Now that the confidence vote in Boris Johnson’s leadership is on, Conservative MPs have suddenly become very busy, while senior Tories are breaking cover to declare that they no longer support the Prime Minister either. Jeremy Hunt, currently the favourite to replace Johnson with some bookies, has surprised no one by announcing that 'today I will be voting for change'.
Perhaps more surprising has been the resignation of Johnson's anti-corruption tsar John Penrose, who sent his letter in this morning. Penrose said he couldn't continue as an anti-corruption champion given the Prime Minister had, in his view, clearly concluded he had broken the ministerial code:
“As a result, I'm afraid it wouldn't be honourable or right for me to remain as your anti-corruption champion after reaching this conclusion, not for you to remain as Prime Minister either. I hope you will now stand aside so we can look to the future and choose your successor.
The suspicion among those around Johnson is that there are two main groups who are agitating against him: One Nation types, seen as the more centrist elements of the party, and a small rump of people who are in some way prosecuting Brexit. There is also, though, a 'God Squad element', according to one cabinet minister, pointing to Steve Baker, Andrea Leadsom and Gary Streeter – all prominent Christians who have strongly criticised Johnson or called for him to go.
In the meantime, the whipping operation around Johnson is trying to get back into gear, having been largely quiet over the past week or so. One of the problems, explains a Johnson supporter, is that ringing around MPs in the Jubilee week would have attracted even more attention to the instability of the Prime Minister.

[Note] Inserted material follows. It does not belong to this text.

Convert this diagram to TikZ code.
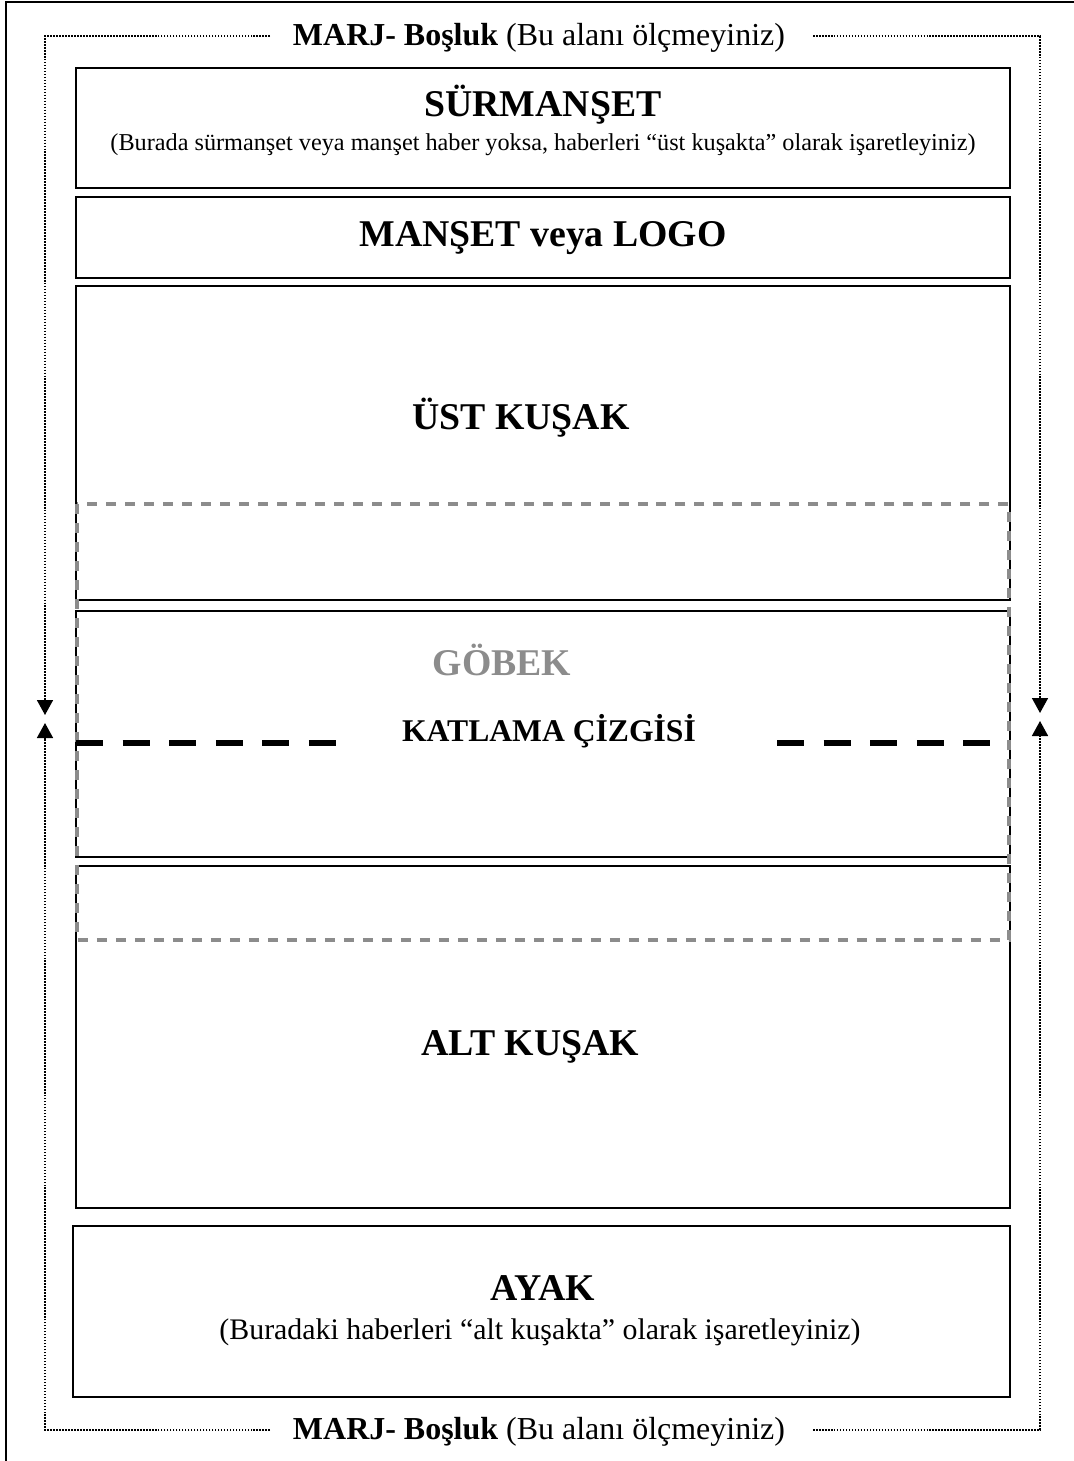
\documentclass[tikz,border=0pt]{standalone}
\usepackage{fontspec}
\setmainfont{Liberation Serif}
\usetikzlibrary{arrows.meta}
\begin{document}
\begin{tikzpicture}[x=0.02cm,y=-0.02cm,
  kutu/.style={draw=black,line width=0.8pt},
  marj/.style={line width=0.9pt,dash pattern=on 0.9pt off 0.8pt},
  marjok/.style={marj,-{Triangle[width=0.32cm,length=0.3cm]}},
  baslik/.style={font=\fontsize{21.5}{25}\selectfont\bfseries},
  aciklama/.style={font=\fontsize{13.8}{16}\selectfont},
  marjyazi/.style={font=\fontsize{18.2}{21}\selectfont},
  gri/.style={draw=black!45,line width=2pt,dash pattern=on 0.2cm off 0.18cm},
  katlama/.style={line width=3.2pt,dash pattern=on 0.54cm off 0.392cm}]
\useasboundingbox (0,0) rectangle (1074,1461);
\clip (0,0) rectangle (1074,1461);
\draw[line width=0.9pt] (6,1500) -- (6,2) -- (1100,2);
\coordinate (solust) at (45,36);
\coordinate (solalt) at (45,1430);
\coordinate (sagust) at (1040,36);
\coordinate (sagalt) at (1040,1430);
\coordinate (ustsoluc) at (270,36);
\coordinate (ustsaguc) at (813,36);
\coordinate (altsoluc) at (270,1430);
\coordinate (altsaguc) at (813,1430);
\node[marjyazi] (marjust) at (539,38) {\textbf{MARJ- Boşluk} (Bu alanı ölçmeyiniz)};
\node[marjyazi] (marjalt) at (539,1432) {\textbf{MARJ- Boşluk} (Bu alanı ölçmeyiniz)};
\draw[marjok] (ustsoluc) -- (solust) -- (45,715);
\draw[marjok] (altsoluc) -- (solalt) -- (45,723);
\draw[marjok] (ustsaguc) -- (sagust) -- (1040,713);
\draw[marjok] (altsaguc) -- (sagalt) -- (1040,721);
\draw[kutu] (76,68) rectangle (1010,188);
\draw[kutu] (76,197) rectangle (1010,278);
\draw[kutu] (76,286) rectangle (1010,600);
\draw[kutu] (76,611) rectangle (1010,857);
\draw[kutu] (76,866) rectangle (1010,1208);
\draw[kutu] (73,1226) rectangle (1010,1397);
\draw[gri] (77,504) rectangle (1009,940);
\node[baslik] (surmanset) at (543,105) {SÜRMANŞET};
\node[aciklama] (surmansetnot) at (543,145) {(Burada sürmanşet veya manşet haber yoksa, haberleri “üst kuşakta” olarak işaretleyiniz)};
\node[baslik] (manset) at (543,238) {MANŞET veya LOGO};
\node[baslik] (ustkusak) at (521,418) {ÜST KUŞAK};
\node[baslik,text=black!45] (gobek) at (502,660) {GÖBEK};
\node[font=\fontsize{18}{21}\selectfont\bfseries] (katlamacizgi) at (549,731) {KATLAMA ÇİZGİSİ};
\draw[katlama] (76,743) -- (336,743);
\draw[katlama] (777,743) -- (991,743);
\node[baslik] (altkusak) at (530,1047) {ALT KUŞAK};
\node[baslik] (ayak) at (543,1288) {AYAK};
\node[font=\fontsize{17}{20}\selectfont] (ayaknot) at (540,1332) {(Buradaki haberleri “alt kuşakta” olarak işaretleyiniz)};
\end{tikzpicture}
\end{document}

But it does mean that MPs who are deeply worried about Johnson's leadership – but who are still keen to hear reasons why they shouldn't vote against him tonight – haven't heard anything. One 2019er who says they are not 'brimming with confidence' has yet to be contacted. Many MPs are still on their way back down to Westminster from their constituencies because the Commons doesn't sit until 2.30 p.m. this afternoon. Of course, one downside of having lots of Red Wall MPs is that they have longer train journeys than their shire colleagues. It is much harder to have these kinds of conversations on the phone or on WhatsApp than it is face to face. This means that the work to convince wavering MPs is unlikely to start in earnest until a couple of hours before the voting starts.